Tatsächlich beantragte die Verteidigung von Kurz und dessen mitangeklagtem Kabinettschef Bernhard Bonelli schon am ersten Verhandlungstag wegen Radasztics angeblicher Nähe zu Pilz einen Richterwechsel. Radasztics wies diesen Befangenheitsantrag ab, er habe mit Pilz nur beruflich zu tun gehabt. Dass damals noch ein Disziplinarverfahren in der Sache lief, sagte der Richter nicht dazu.

"Alte Vorwürfe"

Er war im Mai 2023 vom zuständigen Oberlandesgericht Graz disziplinarrechtlich verurteilt worden, dagegen hatten aber sowohl er als auch die Oberstaatsanwaltschaft Graz Rechtsmittel angemeldet. Die Sache wäre zum Obersten Gerichtshof (OGH) gegangen, doch im Dezember zogen beide Seiten ihre Rechtsmittel zurück, Radasztics bezahlte die Strafe in Höhe eines halben Monatsbezugs.

Warum die Sache erst jetzt publik wurde?
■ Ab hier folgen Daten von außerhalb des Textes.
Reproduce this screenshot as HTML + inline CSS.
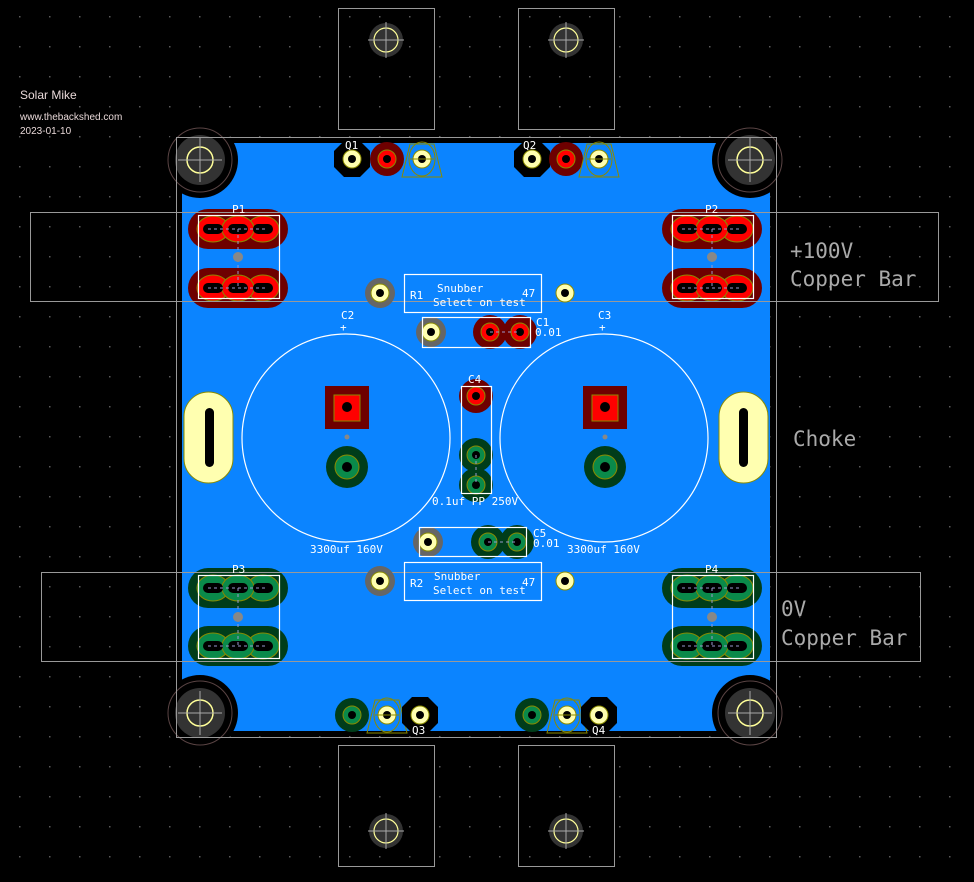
<!DOCTYPE html>
<html><head><meta charset="utf-8"><style>
html,body{margin:0;padding:0;background:#000;}
svg{display:block}
text{font-family:"DejaVu Sans Mono","Liberation Mono",monospace;}
</style></head><body>
<svg width="974" height="882" viewBox="0 0 974 882" xmlns="http://www.w3.org/2000/svg">
<defs>
<pattern id="grid" x="19" y="16" width="30" height="30" patternUnits="userSpaceOnUse">
<rect x="0" y="0" width="1.5" height="1.5" fill="#5a5a5a"/>
</pattern>
<g id="mh">
<circle r="25" fill="#333"/>
<circle r="13" fill="none" stroke="#ffff99" stroke-width="1.5"/>
<line x1="-22" y1="0" x2="22" y2="0" stroke="#aaa" stroke-width="1"/>
<line x1="0" y1="-22" x2="0" y2="22" stroke="#aaa" stroke-width="1"/>
</g>
<g id="hs">
<rect x="0" y="0" width="96" height="121" fill="none" stroke="#999" stroke-width="1"/>
</g>
<g id="hole">
<circle r="17" fill="#333"/>
<circle r="12" fill="none" stroke="#ffff99" stroke-width="1.2"/>
<line x1="-18" y1="0" x2="18" y2="0" stroke="#aaa"/>
<line x1="0" y1="-18" x2="0" y2="18" stroke="#aaa"/>
</g>
<g id="prowR">
<rect x="-50" y="-20" width="100" height="40" rx="20" fill="#6e0000"/>
<ellipse cx="-25" cy="0" rx="16" ry="13" fill="#ff0000" stroke="#8a8a00"/>
<ellipse cx="25" cy="0" rx="16" ry="13" fill="#ff0000" stroke="#8a8a00"/>
<ellipse cx="0" cy="0" rx="16" ry="13" fill="#ff0000" stroke="#8a8a00"/>
<rect x="-35" y="-5" width="20" height="10" rx="5" fill="#000"/>
<rect x="-10" y="-5" width="20" height="10" rx="5" fill="#000"/>
<rect x="15" y="-5" width="20" height="10" rx="5" fill="#000"/>
<line x1="-30" y1="0" x2="30" y2="0" stroke="#9999cc" stroke-dasharray="3,3"/>
</g>
<g id="prowG">
<rect x="-50" y="-20" width="100" height="40" rx="20" fill="#003d1a"/>
<ellipse cx="-25" cy="0" rx="16" ry="13" fill="#0a8a4a" stroke="#8a8a00"/>
<ellipse cx="25" cy="0" rx="16" ry="13" fill="#0a8a4a" stroke="#8a8a00"/>
<ellipse cx="0" cy="0" rx="16" ry="13" fill="#0a8a4a" stroke="#8a8a00"/>
<rect x="-35" y="-5" width="20" height="10" rx="5" fill="#000"/>
<rect x="-10" y="-5" width="20" height="10" rx="5" fill="#000"/>
<rect x="15" y="-5" width="20" height="10" rx="5" fill="#000"/>
<line x1="-30" y1="0" x2="30" y2="0" stroke="#9999cc" stroke-dasharray="3,3"/>
</g>
<g id="yp"><circle r="9" fill="#ffffb0" stroke="#8a8a00"/><circle r="4" fill="#000"/></g>
<g id="rp"><circle r="17" fill="#6e0000"/><circle r="9" fill="#ff0000" stroke="#8a8a00"/><circle r="4" fill="#000"/></g>
<g id="gp"><circle r="17" fill="#003d1a"/><circle r="9" fill="#0a8a4a" stroke="#8a8a00"/><circle r="4" fill="#000"/></g>
<g id="bo"><polygon points="-8,-18 8,-18 18,-8 18,8 8,18 -8,18 -18,8 -18,-8" fill="#000"/><use href="#yp"/></g>
<g id="tri"><polygon points="-12,-15 12,-15 20,18 -20,18" fill="none" stroke="#8a8a00"/><ellipse rx="13" ry="17" fill="none" stroke="#8a8a00"/><use href="#yp"/><line x1="-12" y1="0" x2="12" y2="0" stroke="#8a8a00"/></g>
<g id="gry"><circle r="15" fill="#666"/><use href="#yp"/></g>
</defs>
<rect width="974" height="882" fill="#000"/>
<rect width="974" height="882" fill="url(#grid)"/>

<!-- copper fill -->
<rect x="182" y="143" width="588" height="588" fill="#0b84ff"/>
<!-- black cutouts -->
<circle cx="200" cy="160" r="38" fill="#000"/><circle cx="750" cy="160" r="38" fill="#000"/>
<circle cx="200" cy="713" r="38" fill="#000"/><circle cx="750" cy="713" r="38" fill="#000"/>
<g fill="none" stroke="#5a4444" stroke-width="1">
<circle cx="200" cy="160" r="32"/><circle cx="750" cy="160" r="32"/><circle cx="200" cy="713" r="32"/><circle cx="750" cy="713" r="32"/>
</g>
<use href="#mh" x="200" y="160"/><use href="#mh" x="750" y="160"/><use href="#mh" x="200" y="713"/><use href="#mh" x="750" y="713"/>
<!-- board outline -->
<rect x="176.5" y="137.5" width="600" height="600" fill="none" stroke="#999" stroke-width="1"/>

<!-- heatsinks -->
<use href="#hs" x="338.5" y="8.5"/><use href="#hs" x="518.5" y="8.5"/>
<use href="#hs" x="338.5" y="745.5"/><use href="#hs" x="518.5" y="745.5"/>
<use href="#hole" x="386" y="40"/><use href="#hole" x="566" y="40"/>
<use href="#hole" x="386" y="831"/><use href="#hole" x="566" y="831"/>

<!-- top transistors -->
<use href="#bo" x="352" y="159"/><use href="#rp" x="387" y="159"/><use href="#tri" x="422" y="159"/>
<use href="#bo" x="532" y="159"/><use href="#rp" x="566" y="159"/><use href="#tri" x="599" y="159"/>
<!-- bottom transistors -->
<use href="#gp" x="352" y="715"/><use href="#tri" x="387" y="715"/><use href="#bo" x="420" y="715"/>
<use href="#gp" x="532" y="715"/><use href="#tri" x="567" y="715"/><use href="#bo" x="599" y="715"/>

<!-- P connectors -->
<use href="#prowR" x="238" y="229"/><use href="#prowR" x="238" y="288"/>
<use href="#prowR" x="712" y="229"/><use href="#prowR" x="712" y="288"/>
<use href="#prowG" x="238" y="588"/><use href="#prowG" x="238" y="646"/>
<use href="#prowG" x="712" y="588"/><use href="#prowG" x="712" y="646"/>
<g stroke="#9999cc" stroke-dasharray="3,3"><line x1="238" y1="229" x2="238" y2="288"/><line x1="712" y1="229" x2="712" y2="288"/><line x1="238" y1="588" x2="238" y2="646"/><line x1="712" y1="588" x2="712" y2="646"/></g>
<g fill="#888"><circle cx="238" cy="257" r="5"/><circle cx="712" cy="257" r="5"/><circle cx="238" cy="617" r="5"/><circle cx="712" cy="617" r="5"/></g>
<g fill="none" stroke="#fff" stroke-width="1.2">
<rect x="198.5" y="215.5" width="81" height="83"/><rect x="672.5" y="215.5" width="81" height="83"/>
<rect x="198.5" y="575.5" width="81" height="83"/><rect x="672.5" y="575.5" width="81" height="83"/>
</g>

<!-- copper bars -->
<rect x="30.5" y="212.5" width="908" height="89" fill="none" stroke="#999"/>
<rect x="41.5" y="572.5" width="879" height="89" fill="none" stroke="#999"/>

<!-- chokes -->
<rect x="184" y="392" width="49" height="91" rx="24.5" fill="#ffffb0" stroke="#8a8a00"/>
<rect x="205" y="408" width="9" height="59" rx="4.5" fill="#000"/>
<rect x="719" y="392" width="49" height="91" rx="24.5" fill="#ffffb0" stroke="#8a8a00"/>
<rect x="739" y="408" width="9" height="59" rx="4.5" fill="#000"/>

<!-- big caps -->
<circle cx="346" cy="438" r="104" fill="none" stroke="#fff" stroke-width="1.2"/>
<circle cx="604" cy="438" r="104" fill="none" stroke="#fff" stroke-width="1.2"/>
<rect x="325" y="386" width="44" height="43" fill="#6e0000"/><rect x="334" y="395" width="26" height="26" fill="#ff0000" stroke="#8a8a00"/><circle cx="347" cy="407" r="5" fill="#000"/>
<rect x="583" y="386" width="44" height="43" fill="#6e0000"/><rect x="592" y="395" width="26" height="26" fill="#ff0000" stroke="#8a8a00"/><circle cx="605" cy="407" r="5" fill="#000"/>
<circle cx="347" cy="437" r="2.5" fill="#888"/><circle cx="605" cy="437" r="2.5" fill="#888"/>
<circle cx="347" cy="467" r="21" fill="#003d1a"/><circle cx="347" cy="467" r="12" fill="#0a8a4a" stroke="#8a8a00"/><circle cx="347" cy="467" r="5" fill="#000"/>
<circle cx="605" cy="467" r="21" fill="#003d1a"/><circle cx="605" cy="467" r="12" fill="#0a8a4a" stroke="#8a8a00"/><circle cx="605" cy="467" r="5" fill="#000"/>

<!-- R1/R2 -->
<use href="#gry" x="380" y="293"/><use href="#yp" x="565" y="293"/>
<use href="#gry" x="380" y="581"/><use href="#yp" x="565" y="581"/>
<rect x="404.5" y="274.5" width="137" height="38" fill="none" stroke="#fff" stroke-width="1.2"/>
<rect x="404.5" y="562.5" width="137" height="38" fill="none" stroke="#fff" stroke-width="1.2"/>

<!-- C1 -->
<use href="#gry" x="431" y="332"/><use href="#rp" x="490" y="332"/><use href="#rp" x="520" y="332"/>
<line x1="490" y1="332" x2="520" y2="332" stroke="#9999cc" stroke-dasharray="3,3"/>
<rect x="422.5" y="317.5" width="108" height="30" fill="none" stroke="#fff" stroke-width="1.2"/>
<!-- C5 -->
<use href="#gry" x="428" y="542"/><use href="#gp" x="488" y="542"/><use href="#gp" x="517" y="542"/>
<line x1="488" y1="542" x2="517" y2="542" stroke="#9999cc" stroke-dasharray="3,3"/>
<rect x="419.5" y="527.5" width="107" height="29" fill="none" stroke="#fff" stroke-width="1.2"/>
<!-- C4 -->
<use href="#rp" x="476" y="396"/><use href="#gp" x="476" y="455"/><use href="#gp" x="476" y="485"/>
<line x1="476" y1="455" x2="476" y2="485" stroke="#9999cc" stroke-dasharray="3,3"/>
<rect x="461.5" y="386.5" width="30" height="107" fill="none" stroke="#fff" stroke-width="1.2"/>

<!-- labels -->
<g fill="#fff" font-size="11">
<text x="345" y="149">Q1</text><text x="523" y="149">Q2</text>
<text x="412" y="734">Q3</text><text x="592" y="734">Q4</text>
<text x="232" y="213">P1</text><text x="705" y="213">P2</text>
<text x="232" y="573">P3</text><text x="705" y="573">P4</text>
<text x="341" y="319">C2</text><text x="340" y="331">+</text>
<text x="598" y="319">C3</text><text x="599" y="331">+</text>
<text x="468" y="383">C4</text>
<text x="536" y="326">C1</text><text x="535" y="336">0.01</text>
<text x="533" y="537">C5</text><text x="533" y="547">0.01</text>
<text x="432" y="505">0.1uf PP 250V</text>
<text x="310" y="553">3300uf 160V</text><text x="567" y="553">3300uf 160V</text>
<text x="410" y="299">R1</text><text x="437" y="292">Snubber</text><text x="433" y="306">Select on test</text><text x="522" y="297">47</text>
<text x="410" y="587">R2</text><text x="434" y="580">Snubber</text><text x="433" y="594">Select on test</text><text x="522" y="586">47</text>
</g>
<g fill="#aaa" font-size="21">
<text x="790" y="258">+100V</text><text x="790" y="286">Copper Bar</text>
<text x="793" y="446">Choke</text>
<text x="781" y="616">0V</text><text x="781" y="645">Copper Bar</text>
</g>
<g fill="#e8d8d8" font-family="Liberation Sans,sans-serif">
<text x="20" y="99" font-size="12" style="font-family:'Liberation Sans',sans-serif">Solar Mike</text>
<text x="20" y="120" font-size="10" style="font-family:'Liberation Sans',sans-serif">www.thebackshed.com</text>
<text x="20" y="134" font-size="10" style="font-family:'Liberation Sans',sans-serif">2023-01-10</text>
</g>
</svg>
</body></html>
Rechtlich vorgesehen ist, dass rechtskräftige Disziplinarentscheidungen "unverzüglich" in anonymisierter Form ins RIS gestellt werden müssen. Eine Anonymisierung kann mehrere Wochen in Anspruch nehmen, würde die Zeitspanne von Dezember bis Februar also erklären. Das Oberlandesgericht (OLG) Graz erklärte, der Veröffentlichungszeitpunkt stehe in keinem Zusammenhang mit dem Kurz-Urteil, die Anonymisierung und Vorbereitung habe so lang gedauert.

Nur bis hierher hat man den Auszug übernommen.